According to an article on Paint Square News, a quarter-million-dollar paint job was completed in July, to “invigorate the theater’s façade” in time for its 100th anniversary that will be celebrated in March 2024 (which, can you believe it, makes the theater and APC the same age!).

Originally painted with a “buff-colored orange” that was chosen to complement the building’s Spanish revival style, the theater was most recently painted a slightly darker color than the original. But after the recently completed paint job, it now sports grey on the first floor with white on the upper stories, all topped off with burgundy trim. The new look doesn’t sit well with many residents, who miss the old color and deem the new hues historically inaccurate. (One social media commenter said the building looks like it’s been primed but not painted.)

The Theater Responds

San Diego Theaters, the organization responsible for the color selection, responded by saying it had consulted Ken Lubin, an expert in theater design from New York City who has influenced the paint color on practically every historic Broadway theater. Lubin said that white was indeed historically accurate, even if it wasn’t the color the building was painted originally. That became one of the points of contention: whether a color “of the era” was good enough to represent historical accuracy, or if there should have been a narrower interpretation and the theater restored to its original hue.

There was enough outrage about this that the organization published an FAQ page to address people’s concerns and defend its decision. It quoted Lubin as saying, “The 1920s witnessed the Spanish Colonial Revival, an influential architectural style inspired by early Spanish missions and haciendas. In Southern California, the standout feature was unmistakable — white stucco walls adorned with ornate elements like arches, balconies, and decorative tiles.”

The organization also noted that several city groups were on board with the palette. “San Diego Theatres alerted and provided information about plans to paint the Balboa Theatre white to Civic Communities, the City of San Diego Office of Economic Development, and San Diego Historic Resources Board,” the group stated, adding that there was no objection from any of these organizations.

Stand by Your Plan

While white may have been accurate to the era, it was not, say architectural historians, accurate to the building itself — or to the style of the building. By scraping down to the original façade, they determined the original color was more akin to the previous orange. David Marshall, president of Heritage Architecture and Planning based in downtown San Diego, has issued a challenge to the city “to find one preservation architect or historian that thinks those colors are historically accurate.”

Even if you take history out of it, many area residents feel that the new color scheme does nothing to set the theater apart, but instead just blandly blends it in with everything else on the block. Others, however, like the new look. It’s in the eye of the beholder, even from a historical perspective. “San Diego Theatres stands by the decision and respects those who disagree with the choice made,” said the organization.

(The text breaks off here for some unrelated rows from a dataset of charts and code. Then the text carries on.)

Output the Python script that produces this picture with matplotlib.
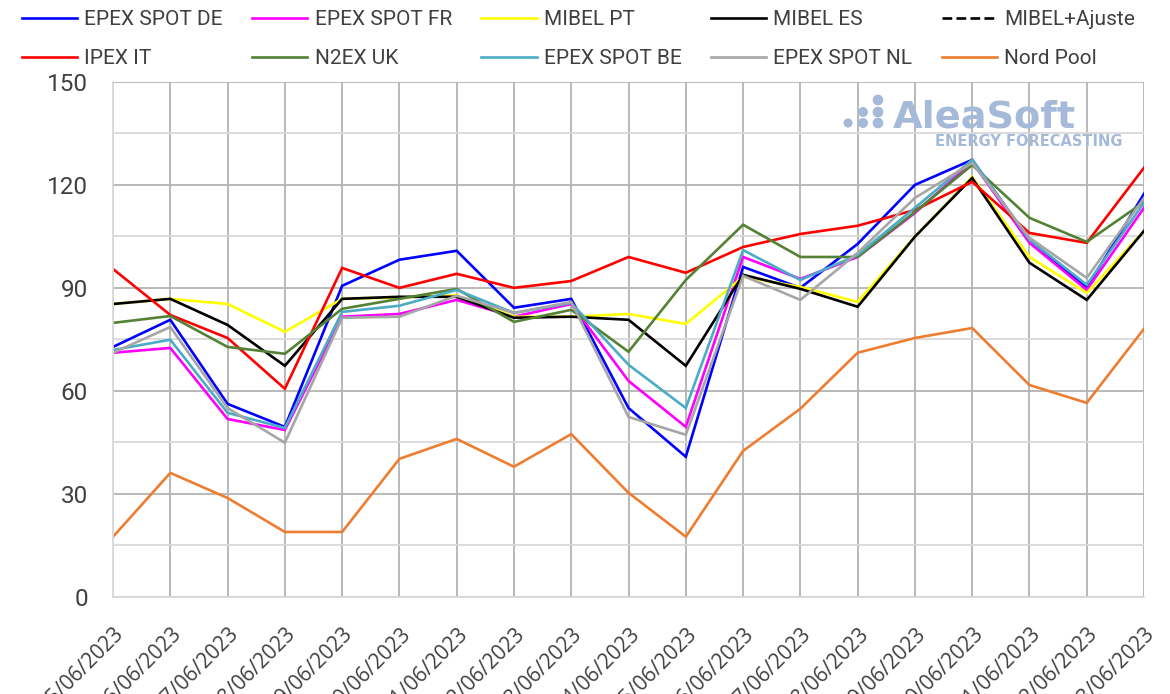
import numpy as np
import matplotlib
matplotlib.use("Agg")
import matplotlib.pyplot as plt
from matplotlib.lines import Line2D

# Daily prices (EUR/MWh), June 2023
days = [f"{d:02d}/06/2023" for d in range(5, 24)]

epex_de = [72.8, 80.7, 56.2, 49.5, 90.6, 98.2, 100.8, 84.2, 86.8, 55.0, 40.8, 96.1,
           90.0, 102.8, 120.0, 127.3, 104.0, 90.0, 117.4]
epex_fr = [71.1, 72.5, 51.8, 48.6, 81.6, 82.4, 86.5, 81.6, 85.3, 62.9, 49.5, 99.0,
           92.6, 99.0, 111.8, 126.7, 103.1, 89.4, 113.3]
mibel_pt = [85.3, 86.8, 85.3, 77.2, 86.8, 87.2, 87.8, 81.6, 81.6, 82.4, 79.5, 93.2,
            90.3, 85.9, 104.9, 122.3, 99.0, 88.5, 106.6]
mibel_es = [85.3, 86.8, 79.2, 67.3, 86.8, 87.4, 87.4, 81.3, 81.6, 80.7, 67.3, 93.8,
            89.7, 84.5, 104.9, 122.0, 97.3, 86.5, 106.6]
mibel_aj = []
ipex_it = [95.5, 82.1, 75.4, 60.6, 95.8, 90.0, 94.1, 90.0, 92.0, 99.0, 94.4, 101.9,
           105.7, 108.1, 112.7, 120.9, 106.0, 103.1, 125.0]
n2ex_uk = [79.8, 81.8, 72.8, 70.8, 83.9, 86.8, 89.7, 80.1, 83.6, 71.4, 92.3, 108.4,
           99.0, 99.0, 112.1, 125.8, 110.4, 103.4, 115.0]
epex_be = [71.9, 74.9, 53.6, 49.2, 83.0, 84.8, 89.4, 82.7, 85.6, 67.6, 55.0, 101.0,
           92.3, 99.6, 113.3, 127.3, 104.0, 90.9, 114.8]
epex_nl = [71.1, 78.6, 55.0, 44.9, 81.3, 81.6, 87.7, 82.7, 85.9, 52.4, 47.2, 93.5,
           86.5, 100.2, 116.2, 126.4, 104.6, 92.9, 116.2]
nord_pool = [17.5, 36.1, 28.8, 18.9, 18.9, 40.2, 46.0, 37.9, 47.4, 30.3, 17.5, 42.5,
             54.8, 71.1, 75.4, 78.3, 61.7, 56.5, 78.1]

series = [
    ("EPEX SPOT DE", epex_de, "#0000FF", "-"),
    ("EPEX SPOT FR", epex_fr, "#FF00FF", "-"),
    ("MIBEL PT", mibel_pt, "#FFFF00", "-"),
    ("MIBEL ES", mibel_es, "#000000", "-"),
    ("MIBEL+Ajuste", mibel_aj, "#000000", "--"),
    ("IPEX IT", ipex_it, "#FF0000", "-"),
    ("N2EX UK", n2ex_uk, "#548235", "-"),
    ("EPEX SPOT BE", epex_be, "#4BACC6", "-"),
    ("EPEX SPOT NL", epex_nl, "#A6A6A6", "-"),
    ("Nord Pool", nord_pool, "#ED7D31", "-"),
]

fig = plt.figure(figsize=(11.7, 6.94), dpi=100)
ax = fig.add_axes([0.0966, 0.14, 0.8812, 0.742])

x = np.arange(len(days))
handles = {}
for name, vals, col, ls in series:
    if len(vals):
        ax.plot(x[:len(vals)], vals, color=col, lw=1.9, ls=ls, solid_joinstyle="miter")
    handles[name] = Line2D([], [], color=col, lw=1.9, ls=ls)

ax.set_xlim(0, len(days) - 1)
ax.set_ylim(0, 150)
ax.set_yticks(np.arange(0, 151, 30))
ax.set_yticks(np.arange(15, 151, 30), minor=True)
ax.set_xticks(x)
ax.set_xticklabels(days, rotation=45, ha="right", va="top", rotation_mode="anchor",
                   fontsize=15, color="#404040", family="Open Sans")
ax.tick_params(axis="x", length=0, pad=19)
ax.tick_params(axis="y", which="both", length=0, pad=18, labelsize=17.5, labelcolor="#404040")
for lab in ax.get_yticklabels():
    lab.set_family("Roboto")

ax.grid(True, which="major", axis="y", color="#B3B3B3", lw=1.3)
ax.grid(True, which="minor", axis="y", color="#D9D9D9", lw=1.3)
ax.grid(True, which="major", axis="x", color="#B3B3B3", lw=1.3)
ax.set_axisbelow(True)
for s in ["top", "right"]:
    ax.spines[s].set_visible(False)
ax.spines["left"].set_color("#D9D9D9")
ax.spines["left"].set_linewidth(1.3)
ax.spines["bottom"].set_color("#D9D9D9")
ax.spines["bottom"].set_linewidth(1.3)

# legend, row-wise order in a 5-column layout
names = [s[0] for s in series]
order = []
for c in range(5):
    order += [names[c], names[c + 5]]
fig.legend([handles[n] for n in order], order, ncol=5, loc="upper left",
           bbox_to_anchor=(0.008, 1.003), frameon=False,
           prop={"family": "Roboto", "size": 15},
           labelcolor="#404040",
           handlelength=2.65, handletextpad=0.34, columnspacing=1.42,
           labelspacing=0.95, borderaxespad=0.2)

# watermark
logo = "#A5BAD8"
fig.text(0.763, 0.8156, "AleaSoft", fontsize=27.5, fontweight="bold", color=logo,
         family="DejaVu Sans", ha="left", va="baseline")
fig.text(0.959, 0.79, "ENERGY FORECASTING", fontsize=10.5, fontweight="bold", color=logo,
         family="DejaVu Sans", ha="right", va="baseline")
dot_x = [0.7248, 0.7376, 0.7504, 0.7376, 0.7504, 0.7504]
dot_y = [0.8228, 0.8228, 0.8228, 0.8386, 0.8386, 0.8559]
dot_s = [40, 48, 56, 48, 56, 56]
fig.add_artist(plt.scatter(dot_x, dot_y, s=dot_s, color=logo, transform=fig.transFigure,
                           clip_on=False, linewidths=0))

fig.savefig("out.png", dpi=100)
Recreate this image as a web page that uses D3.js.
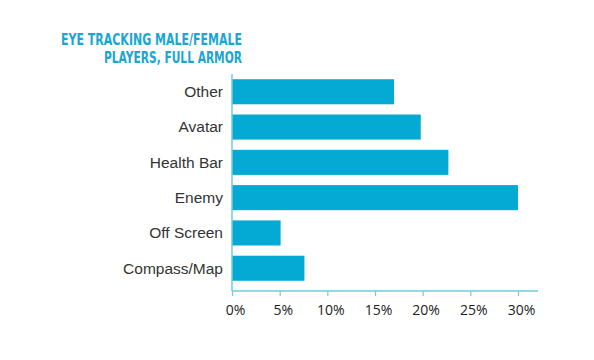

A website called Orchids & Onions disagrees: “The result of this ill-conceived paint job is that the theater now looks almost exactly as it did from 1960-2007 when it was a mostly abandoned, run-down building. This terrible paint scheme deserves a big smelly onion and needs to be reversed immediately,” it published.

Comments

Anonymous (not verified)

erikandingrid@cox.net

The New York consultant is not a historic consultant, he is a graphic designer for Broadway play signage. We have plenty of trained architectural bistorians here in San Diego and in California, without having to fly some guy multiple times from NYC, only to pick the most obvious HGTV colors on the dying end of their fadness. It’s an insult to everyone in our city and the research done to confirm and paint the colors that were the originals. It reeks of incompetent cultural imperialism any cronyism. And now the taxpayers will have to pay to repaint it which, as you know, is always more expensive when the colors change.